* **Problem requirements**
Output the material beneath this task exactly, images excluded.

* **Collected material**
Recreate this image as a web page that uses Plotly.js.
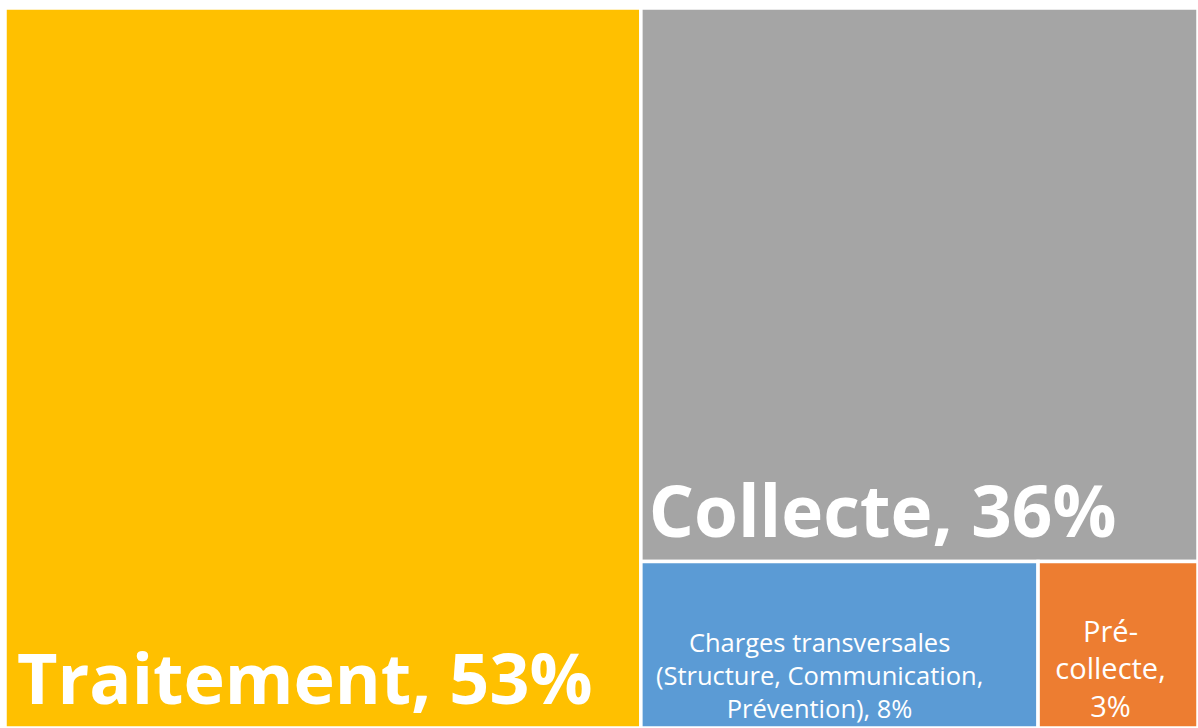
<!DOCTYPE html>
<html>
<head>
<meta charset="utf-8">
<script src="https://cdn.plot.ly/plotly-3.0.1.min.js"></script>
<style>html,body{margin:0;padding:0;background:#fff;}#chart{width:1198px;height:728px;}</style>
</head>
<body>
<div id="chart"></div>
<script>
// Data (shares of total cost, %)
const categories = ["Traitement", "Collecte", "Charges transversales (Structure, Communication, Prévention)", "Pré-collecte"];
const values = [53.3, 35.9, 7.7, 3.1];
const percentLabels = ["53%", "36%", "8%", "3%"];
// How each label is broken into lines inside its tile
const displayNames = ["Traitement", "Collecte", "Charges transversales<br>(Structure, Communication,<br>Prévention)", "Pré-<br>collecte"];
const separators = [", ", ", ", ", ", ",<br>"];

// Styling
const colors = ["#FFC000", "#A5A5A5", "#5B9BD5", "#ED7D31"];
const bold = [true, true, false, false];
const fontSizes = [70, 71, 25.5, 29];
// trailing non-breaking spaces per line, to nudge centred text slightly left as in the original
const nudge = [2, 4, 6, 2];

const tileText = displayNames.map((n, i) => {
  const pad = "\u00A0".repeat(nudge[i]);
  const s = (n + separators[i] + percentLabels[i]).split("<br>").map(l => l + pad).join("<br>");
  return bold[i] ? "<b>" + s + "</b>" : s;
});

const trace = {
  type: "treemap",
  labels: categories,
  parents: categories.map(() => ""),
  values: values,
  text: tileText,
  texttemplate: "%{text}",
  hoverinfo: "label+value",
  textposition: "bottom center",
  sort: true,
  tiling: {packing: "squarify", pad: 0},
  marker: {
    colors: colors,
    line: {color: "#ffffff", width: 3.5},
    pad: {t: 0, l: 0, r: 0, b: 0}
  },
  pathbar: {visible: false},
  textfont: {
    family: "Open Sans, Noto Sans, sans-serif",
    color: "#ffffff",
    size: fontSizes
  }
};

const layout = {
  width: 1198,
  height: 728,
  margin: {l: 5, r: 0, t: 8, b: 0},
  paper_bgcolor: "#ffffff",
  showlegend: false
};

Plotly.newPlot("chart", [trace], layout, {displayModeBar: false, staticPlot: true});
</script>
</body>
</html>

* **Solution**
Recreate this image as a web page that uses Plotly.js.
<!DOCTYPE html>
<html>
<head>
<meta charset="utf-8">
<script src="https://cdn.plot.ly/plotly-3.0.1.min.js"></script>
<style>html,body{margin:0;padding:0;background:#fff;}#chart{width:1198px;height:728px;}</style>
</head>
<body>
<div id="chart"></div>
<script>
// Data (shares of total cost, %)
const categories = ["Traitement", "Collecte", "Charges transversales (Structure, Communication, Prévention)", "Pré-collecte"];
const values = [53.3, 35.9, 7.7, 3.1];
const percentLabels = ["53%", "36%", "8%", "3%"];
// How each label is broken into lines inside its tile
const displayNames = ["Traitement", "Collecte", "Charges transversales<br>(Structure, Communication,<br>Prévention)", "Pré-<br>collecte"];
const separators = [", ", ", ", ", ", ",<br>"];

// Styling
const colors = ["#FFC000", "#A5A5A5", "#5B9BD5", "#ED7D31"];
const bold = [true, true, false, false];
const fontSizes = [70, 71, 25.5, 29];
// trailing non-breaking spaces per line, to nudge centred text slightly left as in the original
const nudge = [2, 4, 6, 2];

const tileText = displayNames.map((n, i) => {
  const pad = "\u00A0".repeat(nudge[i]);
  const s = (n + separators[i] + percentLabels[i]).split("<br>").map(l => l + pad).join("<br>");
  return bold[i] ? "<b>" + s + "</b>" : s;
});

const trace = {
  type: "treemap",
  labels: categories,
  parents: categories.map(() => ""),
  values: values,
  text: tileText,
  texttemplate: "%{text}",
  hoverinfo: "label+value",
  textposition: "bottom center",
  sort: true,
  tiling: {packing: "squarify", pad: 0},
  marker: {
    colors: colors,
    line: {color: "#ffffff", width: 3.5},
    pad: {t: 0, l: 0, r: 0, b: 0}
  },
  pathbar: {visible: false},
  textfont: {
    family: "Open Sans, Noto Sans, sans-serif",
    color: "#ffffff",
    size: fontSizes
  }
};

const layout = {
  width: 1198,
  height: 728,
  margin: {l: 5, r: 0, t: 8, b: 0},
  paper_bgcolor: "#ffffff",
  showlegend: false
};

Plotly.newPlot("chart", [trace], layout, {displayModeBar: false, staticPlot: true});
</script>
</body>
</html>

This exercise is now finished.